GIVEN REQUEST →
Send back the records in full, character for character.

MATERIAL →
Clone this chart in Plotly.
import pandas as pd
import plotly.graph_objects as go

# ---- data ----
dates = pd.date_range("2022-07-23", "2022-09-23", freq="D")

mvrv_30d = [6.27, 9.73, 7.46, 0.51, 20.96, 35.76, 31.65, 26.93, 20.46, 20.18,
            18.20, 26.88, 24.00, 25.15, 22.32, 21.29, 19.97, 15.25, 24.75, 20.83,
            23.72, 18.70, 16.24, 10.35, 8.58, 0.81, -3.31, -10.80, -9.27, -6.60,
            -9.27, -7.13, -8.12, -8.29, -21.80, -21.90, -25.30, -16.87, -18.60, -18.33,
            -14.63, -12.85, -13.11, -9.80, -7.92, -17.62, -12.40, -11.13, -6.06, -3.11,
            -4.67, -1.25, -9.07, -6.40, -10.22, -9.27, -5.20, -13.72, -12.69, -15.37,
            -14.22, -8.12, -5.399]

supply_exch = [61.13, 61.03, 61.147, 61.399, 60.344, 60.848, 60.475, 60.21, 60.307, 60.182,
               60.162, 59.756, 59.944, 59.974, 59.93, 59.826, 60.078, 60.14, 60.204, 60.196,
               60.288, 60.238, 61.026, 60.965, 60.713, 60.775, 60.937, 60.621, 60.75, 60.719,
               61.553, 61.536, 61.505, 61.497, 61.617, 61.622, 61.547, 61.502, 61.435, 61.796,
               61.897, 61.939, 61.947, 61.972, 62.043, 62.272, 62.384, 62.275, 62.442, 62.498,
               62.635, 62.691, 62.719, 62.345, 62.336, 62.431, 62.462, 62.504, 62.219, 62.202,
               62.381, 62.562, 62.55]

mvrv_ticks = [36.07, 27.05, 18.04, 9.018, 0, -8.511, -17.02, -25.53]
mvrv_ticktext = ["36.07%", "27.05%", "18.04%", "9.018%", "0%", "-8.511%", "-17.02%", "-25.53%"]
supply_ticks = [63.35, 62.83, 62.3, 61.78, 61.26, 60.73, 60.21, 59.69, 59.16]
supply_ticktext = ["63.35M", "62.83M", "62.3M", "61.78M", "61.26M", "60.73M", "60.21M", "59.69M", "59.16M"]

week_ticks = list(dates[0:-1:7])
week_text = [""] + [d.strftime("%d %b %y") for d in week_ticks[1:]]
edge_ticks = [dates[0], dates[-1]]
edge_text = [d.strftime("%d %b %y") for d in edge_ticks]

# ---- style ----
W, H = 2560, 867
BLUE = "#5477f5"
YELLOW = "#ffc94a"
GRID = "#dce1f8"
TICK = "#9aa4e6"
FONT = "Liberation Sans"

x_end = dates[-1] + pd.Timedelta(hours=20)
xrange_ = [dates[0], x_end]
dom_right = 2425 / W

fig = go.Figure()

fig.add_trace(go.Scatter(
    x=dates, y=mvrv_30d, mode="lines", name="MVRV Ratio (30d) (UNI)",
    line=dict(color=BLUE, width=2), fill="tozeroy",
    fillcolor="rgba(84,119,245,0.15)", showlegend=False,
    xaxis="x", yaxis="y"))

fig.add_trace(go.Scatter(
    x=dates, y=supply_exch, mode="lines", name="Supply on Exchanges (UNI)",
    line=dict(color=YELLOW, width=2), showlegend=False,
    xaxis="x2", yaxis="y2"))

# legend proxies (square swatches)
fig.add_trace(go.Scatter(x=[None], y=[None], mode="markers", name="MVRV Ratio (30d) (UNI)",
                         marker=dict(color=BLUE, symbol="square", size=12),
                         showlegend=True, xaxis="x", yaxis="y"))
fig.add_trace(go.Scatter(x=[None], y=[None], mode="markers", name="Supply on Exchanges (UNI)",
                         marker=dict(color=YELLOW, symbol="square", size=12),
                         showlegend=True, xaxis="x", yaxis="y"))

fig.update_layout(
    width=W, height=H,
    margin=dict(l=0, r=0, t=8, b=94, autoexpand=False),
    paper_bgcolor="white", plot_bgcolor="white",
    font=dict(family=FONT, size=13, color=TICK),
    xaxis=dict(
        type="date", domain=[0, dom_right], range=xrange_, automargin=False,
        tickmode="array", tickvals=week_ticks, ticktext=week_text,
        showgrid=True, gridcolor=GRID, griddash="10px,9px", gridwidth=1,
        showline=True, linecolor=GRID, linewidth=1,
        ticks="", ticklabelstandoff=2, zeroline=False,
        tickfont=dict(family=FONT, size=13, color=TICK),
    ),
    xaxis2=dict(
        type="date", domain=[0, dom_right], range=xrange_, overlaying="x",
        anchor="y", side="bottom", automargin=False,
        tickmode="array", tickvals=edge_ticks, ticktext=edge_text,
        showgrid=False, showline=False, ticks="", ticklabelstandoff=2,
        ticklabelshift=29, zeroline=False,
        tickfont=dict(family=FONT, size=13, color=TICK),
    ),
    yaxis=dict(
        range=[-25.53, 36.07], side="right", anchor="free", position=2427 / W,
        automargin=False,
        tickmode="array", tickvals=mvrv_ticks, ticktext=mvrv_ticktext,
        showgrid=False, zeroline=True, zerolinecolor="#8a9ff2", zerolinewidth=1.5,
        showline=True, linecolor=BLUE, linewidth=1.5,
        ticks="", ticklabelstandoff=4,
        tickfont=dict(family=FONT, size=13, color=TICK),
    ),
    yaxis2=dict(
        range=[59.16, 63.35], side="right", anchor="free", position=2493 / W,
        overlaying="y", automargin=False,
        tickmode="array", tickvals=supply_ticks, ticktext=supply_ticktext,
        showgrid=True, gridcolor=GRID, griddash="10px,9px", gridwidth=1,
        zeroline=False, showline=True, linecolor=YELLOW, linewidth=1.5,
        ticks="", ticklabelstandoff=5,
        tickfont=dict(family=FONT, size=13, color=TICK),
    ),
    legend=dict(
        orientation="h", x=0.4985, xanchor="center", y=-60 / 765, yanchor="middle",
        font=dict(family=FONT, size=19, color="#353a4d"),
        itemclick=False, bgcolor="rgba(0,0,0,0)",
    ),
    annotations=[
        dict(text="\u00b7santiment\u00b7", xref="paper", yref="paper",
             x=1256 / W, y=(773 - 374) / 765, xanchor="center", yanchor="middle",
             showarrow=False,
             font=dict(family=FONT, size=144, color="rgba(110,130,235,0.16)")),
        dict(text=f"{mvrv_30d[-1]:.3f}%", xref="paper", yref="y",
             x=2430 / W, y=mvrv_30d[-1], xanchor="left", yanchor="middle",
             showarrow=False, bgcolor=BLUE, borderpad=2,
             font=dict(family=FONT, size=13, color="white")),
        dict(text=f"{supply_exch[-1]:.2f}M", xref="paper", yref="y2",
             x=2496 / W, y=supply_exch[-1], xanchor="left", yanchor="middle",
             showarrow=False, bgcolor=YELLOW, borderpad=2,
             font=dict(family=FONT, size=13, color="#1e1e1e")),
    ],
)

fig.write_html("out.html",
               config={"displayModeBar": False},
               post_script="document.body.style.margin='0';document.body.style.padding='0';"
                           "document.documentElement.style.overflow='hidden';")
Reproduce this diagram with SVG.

FINAL ANSWER →
Clone this chart in Plotly.
import pandas as pd
import plotly.graph_objects as go

# ---- data ----
dates = pd.date_range("2022-07-23", "2022-09-23", freq="D")

mvrv_30d = [6.27, 9.73, 7.46, 0.51, 20.96, 35.76, 31.65, 26.93, 20.46, 20.18,
            18.20, 26.88, 24.00, 25.15, 22.32, 21.29, 19.97, 15.25, 24.75, 20.83,
            23.72, 18.70, 16.24, 10.35, 8.58, 0.81, -3.31, -10.80, -9.27, -6.60,
            -9.27, -7.13, -8.12, -8.29, -21.80, -21.90, -25.30, -16.87, -18.60, -18.33,
            -14.63, -12.85, -13.11, -9.80, -7.92, -17.62, -12.40, -11.13, -6.06, -3.11,
            -4.67, -1.25, -9.07, -6.40, -10.22, -9.27, -5.20, -13.72, -12.69, -15.37,
            -14.22, -8.12, -5.399]

supply_exch = [61.13, 61.03, 61.147, 61.399, 60.344, 60.848, 60.475, 60.21, 60.307, 60.182,
               60.162, 59.756, 59.944, 59.974, 59.93, 59.826, 60.078, 60.14, 60.204, 60.196,
               60.288, 60.238, 61.026, 60.965, 60.713, 60.775, 60.937, 60.621, 60.75, 60.719,
               61.553, 61.536, 61.505, 61.497, 61.617, 61.622, 61.547, 61.502, 61.435, 61.796,
               61.897, 61.939, 61.947, 61.972, 62.043, 62.272, 62.384, 62.275, 62.442, 62.498,
               62.635, 62.691, 62.719, 62.345, 62.336, 62.431, 62.462, 62.504, 62.219, 62.202,
               62.381, 62.562, 62.55]

mvrv_ticks = [36.07, 27.05, 18.04, 9.018, 0, -8.511, -17.02, -25.53]
mvrv_ticktext = ["36.07%", "27.05%", "18.04%", "9.018%", "0%", "-8.511%", "-17.02%", "-25.53%"]
supply_ticks = [63.35, 62.83, 62.3, 61.78, 61.26, 60.73, 60.21, 59.69, 59.16]
supply_ticktext = ["63.35M", "62.83M", "62.3M", "61.78M", "61.26M", "60.73M", "60.21M", "59.69M", "59.16M"]

week_ticks = list(dates[0:-1:7])
week_text = [""] + [d.strftime("%d %b %y") for d in week_ticks[1:]]
edge_ticks = [dates[0], dates[-1]]
edge_text = [d.strftime("%d %b %y") for d in edge_ticks]

# ---- style ----
W, H = 2560, 867
BLUE = "#5477f5"
YELLOW = "#ffc94a"
GRID = "#dce1f8"
TICK = "#9aa4e6"
FONT = "Liberation Sans"

x_end = dates[-1] + pd.Timedelta(hours=20)
xrange_ = [dates[0], x_end]
dom_right = 2425 / W

fig = go.Figure()

fig.add_trace(go.Scatter(
    x=dates, y=mvrv_30d, mode="lines", name="MVRV Ratio (30d) (UNI)",
    line=dict(color=BLUE, width=2), fill="tozeroy",
    fillcolor="rgba(84,119,245,0.15)", showlegend=False,
    xaxis="x", yaxis="y"))

fig.add_trace(go.Scatter(
    x=dates, y=supply_exch, mode="lines", name="Supply on Exchanges (UNI)",
    line=dict(color=YELLOW, width=2), showlegend=False,
    xaxis="x2", yaxis="y2"))

# legend proxies (square swatches)
fig.add_trace(go.Scatter(x=[None], y=[None], mode="markers", name="MVRV Ratio (30d) (UNI)",
                         marker=dict(color=BLUE, symbol="square", size=12),
                         showlegend=True, xaxis="x", yaxis="y"))
fig.add_trace(go.Scatter(x=[None], y=[None], mode="markers", name="Supply on Exchanges (UNI)",
                         marker=dict(color=YELLOW, symbol="square", size=12),
                         showlegend=True, xaxis="x", yaxis="y"))

fig.update_layout(
    width=W, height=H,
    margin=dict(l=0, r=0, t=8, b=94, autoexpand=False),
    paper_bgcolor="white", plot_bgcolor="white",
    font=dict(family=FONT, size=13, color=TICK),
    xaxis=dict(
        type="date", domain=[0, dom_right], range=xrange_, automargin=False,
        tickmode="array", tickvals=week_ticks, ticktext=week_text,
        showgrid=True, gridcolor=GRID, griddash="10px,9px", gridwidth=1,
        showline=True, linecolor=GRID, linewidth=1,
        ticks="", ticklabelstandoff=2, zeroline=False,
        tickfont=dict(family=FONT, size=13, color=TICK),
    ),
    xaxis2=dict(
        type="date", domain=[0, dom_right], range=xrange_, overlaying="x",
        anchor="y", side="bottom", automargin=False,
        tickmode="array", tickvals=edge_ticks, ticktext=edge_text,
        showgrid=False, showline=False, ticks="", ticklabelstandoff=2,
        ticklabelshift=29, zeroline=False,
        tickfont=dict(family=FONT, size=13, color=TICK),
    ),
    yaxis=dict(
        range=[-25.53, 36.07], side="right", anchor="free", position=2427 / W,
        automargin=False,
        tickmode="array", tickvals=mvrv_ticks, ticktext=mvrv_ticktext,
        showgrid=False, zeroline=True, zerolinecolor="#8a9ff2", zerolinewidth=1.5,
        showline=True, linecolor=BLUE, linewidth=1.5,
        ticks="", ticklabelstandoff=4,
        tickfont=dict(family=FONT, size=13, color=TICK),
    ),
    yaxis2=dict(
        range=[59.16, 63.35], side="right", anchor="free", position=2493 / W,
        overlaying="y", automargin=False,
        tickmode="array", tickvals=supply_ticks, ticktext=supply_ticktext,
        showgrid=True, gridcolor=GRID, griddash="10px,9px", gridwidth=1,
        zeroline=False, showline=True, linecolor=YELLOW, linewidth=1.5,
        ticks="", ticklabelstandoff=5,
        tickfont=dict(family=FONT, size=13, color=TICK),
    ),
    legend=dict(
        orientation="h", x=0.4985, xanchor="center", y=-60 / 765, yanchor="middle",
        font=dict(family=FONT, size=19, color="#353a4d"),
        itemclick=False, bgcolor="rgba(0,0,0,0)",
    ),
    annotations=[
        dict(text="\u00b7santiment\u00b7", xref="paper", yref="paper",
             x=1256 / W, y=(773 - 374) / 765, xanchor="center", yanchor="middle",
             showarrow=False,
             font=dict(family=FONT, size=144, color="rgba(110,130,235,0.16)")),
        dict(text=f"{mvrv_30d[-1]:.3f}%", xref="paper", yref="y",
             x=2430 / W, y=mvrv_30d[-1], xanchor="left", yanchor="middle",
             showarrow=False, bgcolor=BLUE, borderpad=2,
             font=dict(family=FONT, size=13, color="white")),
        dict(text=f"{supply_exch[-1]:.2f}M", xref="paper", yref="y2",
             x=2496 / W, y=supply_exch[-1], xanchor="left", yanchor="middle",
             showarrow=False, bgcolor=YELLOW, borderpad=2,
             font=dict(family=FONT, size=13, color="#1e1e1e")),
    ],
)

fig.write_html("out.html",
               config={"displayModeBar": False},
               post_script="document.body.style.margin='0';document.body.style.padding='0';"
                           "document.documentElement.style.overflow='hidden';")
Reproduce this diagram with SVG.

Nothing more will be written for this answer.